Obviously, this is more computationally expensive than Forward Kinematics, but not so much as to be prohibitive on modern systems.
So "IK locking" is when you say "the foot touched the ground here, so it will remain in this spot until I say otherwise", and then for every frame of animation, you calculate the character pose and then move the foot back to that spot, and let the IK solver resolve how that changes the rest of the character's position; this means the feet will never slide, because you're altering the animation on the fly frame-by-frame to ensure they don't. Similarly, "slope deformation" is when, for every frame of animation, you shift the feet to whatever the different heights of terrain are, and let the IK solver recalculate the character's position/balance. Hence how a character can stand on uneven terrain in many games.
(IK locking is generally not needed or used much for root motion systems, but slope deformation still is.)
Now, IK locking is easily done for a couple of characters... but if you have many, many characters on screen all at once, that many IK solvers would start to get a bit much for a lot of systems, especially on the lower end. Thus, many MMOs do little to no IK -- generally just slope deformation, which you can kind of cheese to do very cheaply (computationally speaking).

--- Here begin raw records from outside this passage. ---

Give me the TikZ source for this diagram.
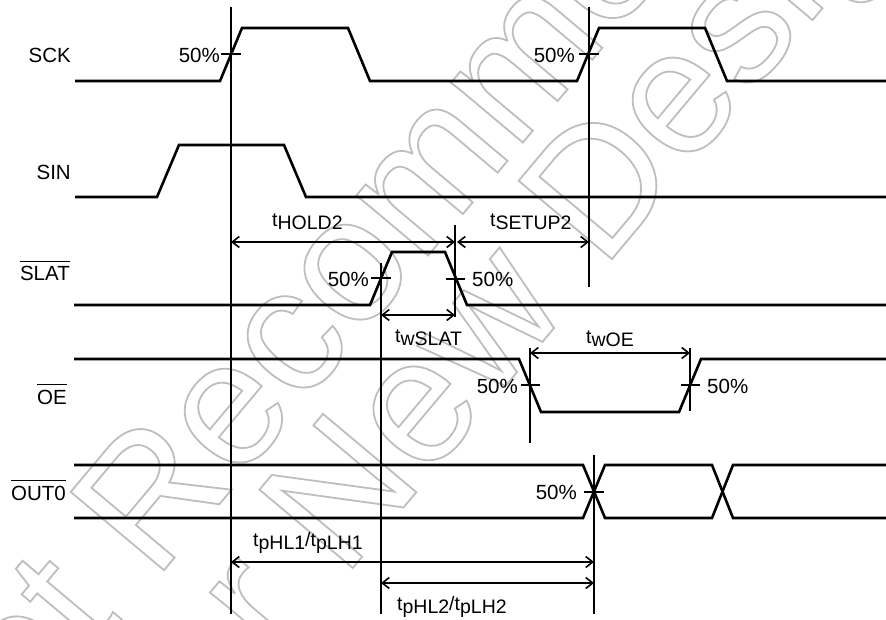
\documentclass[tikz,border=0pt]{standalone}
\usepackage{fontspec}
\setmainfont{Liberation Sans}
\usetikzlibrary{arrows.meta}
\newcommand\ovl[1]{\vbox{\hrule height 1.3pt\kern 4.5pt\hbox{#1}}}
\newcommand\tsub[1]{t\raisebox{-3pt}{#1}}
\newcommand\outlinetext[1]{\special{pdf:literal direct 1 Tr 1.8 w}#1\special{pdf:literal direct 0 Tr}}
\definecolor{wm}{RGB}{190,190,190}
\begin{document}
\begin{tikzpicture}[x=1pt,y=-1pt,
  sig/.style={line width=2.6pt, line join=miter},
  refl/.style={line width=1.2pt},
  dim/.style={line width=2pt, {Straight Barb[length=7pt,width=11pt,line width=1.6pt]}-{Straight Barb[length=7pt,width=11pt,line width=1.6pt]}},
  lbl/.style={inner sep=0pt, font=\fontsize{20.5}{24}\selectfont},
  tl/.style={inner sep=0pt, font=\fontsize{19.5}{22}\selectfont},
  wmark/.style={inner sep=0pt, text=wm, rotate=50, font=\fontsize{177}{177}\selectfont}]
\useasboundingbox (0,0) rectangle (886,620);
\begin{scope}
\clip (0,0) rectangle (886,620);
% watermark
\node[wmark, anchor=base west] (wm1) at (-54,830) {\outlinetext{Not Recommended}};
\node[wmark, anchor=base west] (wm2) at (179,775) {\outlinetext{for New Design}};
\end{scope}
% signal names
\node[lbl, anchor=base east] (nSCK) at (71,63) {SCK};
\node[lbl, anchor=base east] (nSIN) at (71,180) {SIN};
\node[lbl, anchor=base east] (nSLAT) at (70,281) {\ovl{SLAT}};
\node[lbl, anchor=base east] (nOE) at (67,404) {\ovl{OE}};
\node[lbl, anchor=base east] (nOUT) at (66,500) {\ovl{OUT0}};
% waveforms
\draw[sig] (75,81) -- (220,81) -- (242,28) -- (348,28) -- (370,81) -- (577,81) -- (599,28) -- (705,28) -- (727,81) -- (886,81);
\draw[sig] (75,197) -- (157,197) -- (179,145) -- (284,145) -- (306,197) -- (886,197);
\draw[sig] (74,305) -- (370,305) -- (392,252) -- (445,252) -- (467,305) -- (886,305);
\draw[sig] (74,359) -- (519,359) -- (541,412) -- (679,412) -- (701,359) -- (886,359);
\draw[sig] (74,465) -- (583,465) -- (605,518) -- (712,518) -- (733,465) -- (886,465);
\draw[sig] (74,518) -- (583,518) -- (605,465) -- (712,465) -- (733,518) -- (886,518);
% reference lines
\coordinate (v1t) at (231,7);   \coordinate (v1b) at (231,614);
\coordinate (v2t) at (589,7);   \coordinate (v2b) at (589,287);
\coordinate (v3t) at (381,263); \coordinate (v3b) at (381,614);
\coordinate (v4t) at (455,225); \coordinate (v4b) at (455,317);
\coordinate (v5t) at (530,348); \coordinate (v5b) at (530,443);
\coordinate (v6t) at (690,348); \coordinate (v6b) at (690,411);
\coordinate (v7t) at (594,455); \coordinate (v7b) at (594,614);
\draw[refl] (v1t) -- (v1b);
\draw[refl] (v2t) -- (v2b);
\draw[refl] (v3t) -- (v3b);
\draw[refl] (v4t) -- (v4b);
\draw[refl] (v5t) -- (v5b);
\draw[refl] (v6t) -- (v6b);
\draw[refl] (v7t) -- (v7b);
% 50% ticks
\draw[refl] (221,54) -- (241,54);
\draw[refl] (579,54) -- (599,54);
\draw[refl] (371,278) -- (391,278);
\draw[refl] (446,279) -- (465,279);
\draw[refl] (521,385) -- (540,385);
\draw[refl] (681,385) -- (700,385);
\draw[refl] (584,492) -- (604,492);
% 50% labels
\node[lbl, anchor=base east] (p1) at (220,63) {50\%};
\node[lbl, anchor=base east] (p2) at (575,63) {50\%};
\node[lbl, anchor=base east] (p3) at (369,287) {50\%};
\node[lbl, anchor=base west] (p4) at (472,287) {50\%};
\node[lbl, anchor=base east] (p5) at (518,393) {50\%};
\node[lbl, anchor=base west] (p6) at (707,393) {50\%};
\node[lbl, anchor=base east] (p7) at (577,499) {50\%};
% dimension arrows
\coordinate (aHa) at (231,242); \coordinate (aHb) at (455,242);
\coordinate (aSa) at (457,242); \coordinate (aSb) at (589,242);
\coordinate (aWa) at (381,315); \coordinate (aWb) at (455,315);
\coordinate (aOa) at (530,353); \coordinate (aOb) at (690,353);
\coordinate (aP1a) at (231,562); \coordinate (aP1b) at (594,562);
\coordinate (aP2a) at (381,583); \coordinate (aP2b) at (594,583);
\draw[dim] (aHa) -- (aHb);
\draw[dim] (aSa) -- (aSb);
\draw[dim] (aWa) -- (aWb);
\draw[dim] (aOa) -- (aOb);
\draw[dim] (aP1a) -- (aP1b);
\draw[dim] (aP2a) -- (aP2b);
% timing labels
\node[tl, anchor=base west] (tH) at (272,227) {\tsub{HOLD2}};
\node[tl, anchor=base west] (tS) at (490,227) {\tsub{SETUP2}};
\node[tl, anchor=base west] (tW) at (395,342) {\tsub{wSLAT}};
\node[tl, anchor=base west] (tO) at (586,343) {\tsub{wOE}};
\node[tl, anchor=base west] (tP1) at (253,546) {\tsub{pHL1}/\tsub{pLH1}};
\node[tl, anchor=base west] (tP2) at (397,610) {\tsub{pHL2}/\tsub{pLH2}};
\end{tikzpicture}
\end{document}
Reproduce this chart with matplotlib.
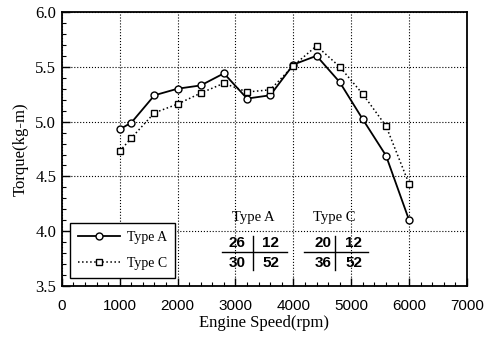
import matplotlib
matplotlib.use('agg')
import matplotlib.pyplot as plt
from matplotlib.ticker import MultipleLocator

# data
speed = [1000, 1200, 1600, 2000, 2400, 2800, 3200, 3600, 4000, 4400, 4800, 5200, 5600, 6000]
type_a = [4.93, 4.99, 5.24, 5.30, 5.33, 5.44, 5.21, 5.24, 5.52, 5.60, 5.36, 5.02, 4.69, 4.10]
type_c = [4.73, 4.85, 5.08, 5.16, 5.26, 5.35, 5.27, 5.29, 5.51, 5.69, 5.50, 5.25, 4.96, 4.43]
labels = ['Type A', 'Type C']
table_a = ['26', '12', '30', '52']
table_c = ['20', '12', '36', '52']

serif = 'Liberation Serif'
sans = 'Liberation Sans'

fig = plt.figure(figsize=(4.87, 3.41), dpi=100)
ax = fig.add_axes([0.127, 0.161, 0.832, 0.804])

ax.plot(speed, type_a, '-', color='k', lw=1.3, marker='o', ms=5,
        mfc='white', mec='k', mew=1.0, label=labels[0])
ax.plot(speed, type_c, ':', color='k', lw=1.1, marker='s', ms=5,
        mfc='white', mec='k', mew=1.0, label=labels[1])

ax.set_xlim(0, 7000)
ax.set_ylim(3.5, 6.0)
ax.xaxis.set_major_locator(MultipleLocator(1000))
ax.xaxis.set_minor_locator(MultipleLocator(200))
ax.yaxis.set_major_locator(MultipleLocator(0.5))
ax.yaxis.set_minor_locator(MultipleLocator(0.1))
ax.tick_params(which='both', direction='in', top=False, right=False)
ax.tick_params(which='major', length=6, width=1)
ax.tick_params(which='minor', length=3, width=0.8)
for s in ax.spines.values():
    s.set_linewidth(1.3)
ax.grid(True, which='major', ls=':', color='k', lw=0.8)

ax.set_xticks([0, 1000, 2000, 3000, 4000, 5000, 6000, 7000])
ax.set_xticklabels(['0', '1000', '2000', '3000', '4000', '5000', '6000', '7000'],
                   family=sans, fontsize=11)
ax.set_yticks([3.5, 4.0, 4.5, 5.0, 5.5, 6.0])
ax.set_yticklabels(['3.5', '4.0', '4.5', '5.0', '5.5', '6.0'], family=serif, fontsize=12)
ax.tick_params(axis='x', pad=9)
ax.tick_params(axis='y', pad=4)

ax.set_xlabel('Engine Speed(rpm)', family=serif, fontsize=12, labelpad=2)
ax.set_ylabel('Torque(kg-m)', family=serif, fontsize=12, labelpad=5)

leg = ax.legend(loc='lower left', bbox_to_anchor=(0.02, 0.03), borderaxespad=0,
                frameon=True, fancybox=False, framealpha=1, edgecolor='k',
                prop={'family': serif, 'size': 10},
                handlelength=3.0, handletextpad=0.5, borderpad=0.6, labelspacing=0.9)
leg.get_frame().set_linewidth(1.0)

# small tables of values: (divider x, left number x, right number x, line from, line to)
tables = [
    (3310, 3033, 3605, 2773, 3882, labels[0], table_a),
    (4714, 4506, 5043, 4177, 5286, labels[1], table_c),
]
for vx, lx, rx, x0, x1, name, vals in tables:
    ax.text(vx, 4.13, name, family=serif, fontsize=10.5, ha='center', va='center')
    ax.text(lx, 3.89, vals[0], family=sans, fontsize=11, fontweight='bold', ha='center', va='center')
    ax.text(rx, 3.89, vals[1], family=sans, fontsize=11, fontweight='bold', ha='center', va='center')
    ax.text(lx, 3.71, vals[2], family=sans, fontsize=11, fontweight='bold', ha='center', va='center')
    ax.text(rx, 3.71, vals[3], family=sans, fontsize=11, fontweight='bold', ha='center', va='center')
    ax.plot([x0, x1], [3.81, 3.81], color='k', lw=1.0)
    ax.plot([vx, vx], [3.65, 3.96], color='k', lw=1.0)

fig.savefig('out.png', dpi=100)
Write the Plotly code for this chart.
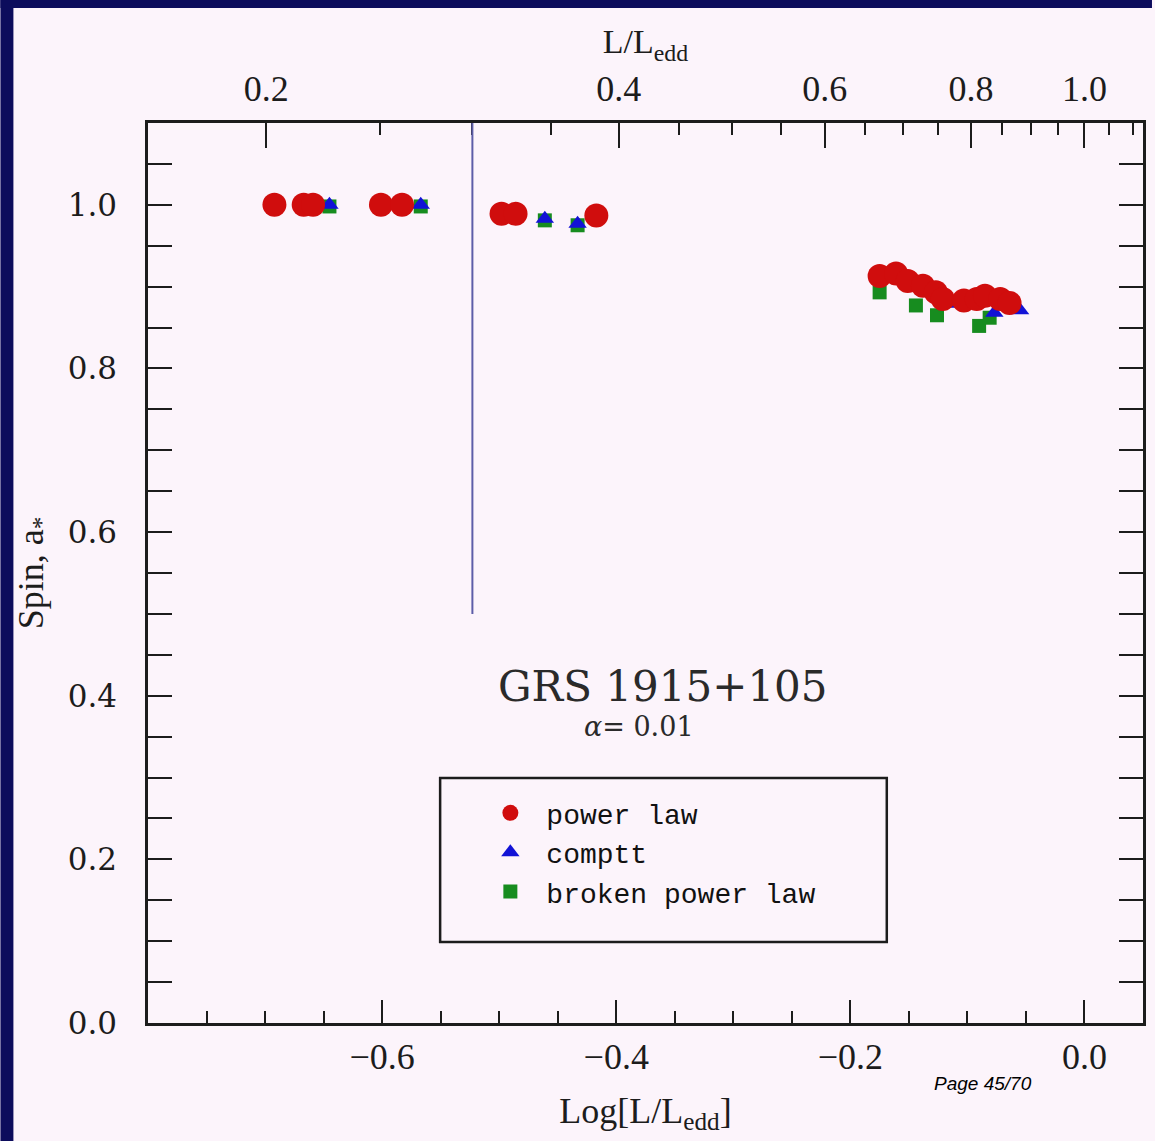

Adjusting animation speed helps to keep the sliding feel to a minimum. (In the case of FFXIV, I'm not actually sure they have IK data at all; so far as I can tell, this game works solely on Forward Kinematics, hence why we do not even have slope deformation and our character will stand with feet level even on uneven terrain.)
Conversely, while I never poked around in the game engine back in 1.x, all the behavior I remember suggests to me that in the name of animation fidelity they used root motion animation. Which is a thought that strikes me as actually insane with regards to any sort of networked movement code, much less an MMO. And the only way that would be reasonably viable is if you treated all animations like montages... e.g., you did not blend between animations, and instead had many many small fragmentary animations, every one of which had to play out in full before the next one could start.
If you divided the animations up into much smaller chunks than most games do, you could minimize this to some extent, but—for instance—even if you had a "running, left foot steps forward" and a "running, right foot steps forward", if someone tried to stop as the left foot had just begun to lift from the ground, you'd still have to play out the entire sequence until it was down again. (And at a run, this little bit of extra movement can be enough to carry you over the boundary you were trying to stop at.)
Which, anything else aside, precisely matches my recollection of what movement in 1.x was like. So while I don't know that they used root motion, I sure suspect that was the case.
(Here ends the lecture; I'd apologize for my verbosity, but... I mean, we all know I'm going to do it again soon enough. My signature on these forums even admits as much.)